Canadian consumer electronics company

Neptune Computer Inc., commonly known as Neptune, was a Canadian privately held consumer electronics and wearable technology company, founded in 2013 by Simon Tian in Montreal, Quebec, and based in Toronto. The company has raised around $7 million from private investors, and over $2 million from crowdfunding sources like Kickstarter and Indiegogo.

Neptune's first product, the Neptune Pine, was first announced in 2013 through a Kickstarter campaign, raising more than $800,000 in 30 days, before releasing in 2014. The company later announced the Neptune Suite concept in 2015. In late 2017, Neptune was acquired for an undisclosed amount.

== History ==
Neptune was started by Simon Tian in January 2013. Before building a prototype or incorporating a company, Tian posted some conceptual drawings of a smartwatch, the Neptune Pine, on a website he built using Weebly, issued a press release announcing the product, and proceeded to receive more than 20,000 orders for the device in a few weeks.

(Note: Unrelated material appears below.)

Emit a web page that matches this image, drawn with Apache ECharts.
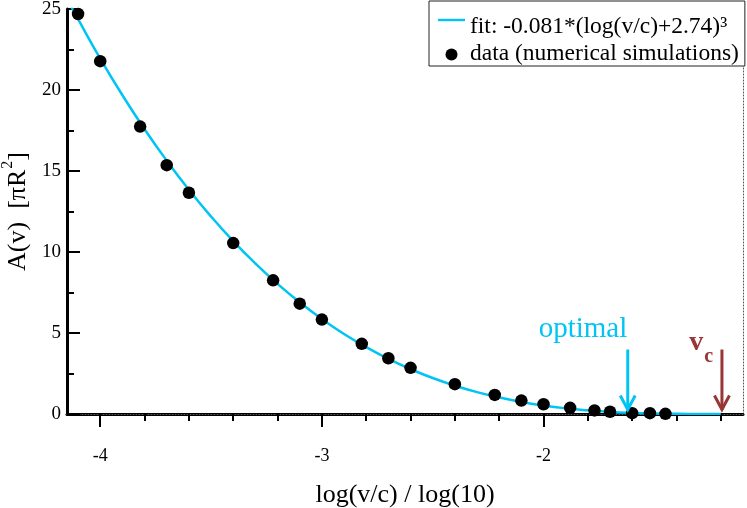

Tian then dropped out of school, and traveled to China to meet with contract manufacturers to have the device developed.

=== Neptune Pine ===
In November 2013, he launched a crowdfunding campaign for the Pine on Kickstarter. Within 27 hours, the campaign reached its funding goal of $100,000, and ultimately went on to raise more than $800,000 in 30 days.

The device started shipping to backers in August 2014, and eventually became widely available through Best Buy and Amazon. The Pine was featured in The Fate of the Furious, the CBS TV series Extant, and the music video for the Trey Songz song "Smartphones".

The Pine has gotten mixed reviews from the press, generally praising its extensive set of features, while criticizing its large size.

=== Neptune Suite ===
In March 2015, Neptune announced the Neptune Suite through an Indiegogo campaign, raising $1.2 million in a month. Christopher Mims of the Wall Street Journal described the Suite as "a literal interpretation of the fact that a smartwatch, smartphone and tablet are all just different size windows on the same set of apps and services." Cliff Kuang of Wired called the Suite "a taste of what computing should be in 2025".

=== Neptune acquisition ===
In late 2017, Neptune was acquired for an undisclosed amount.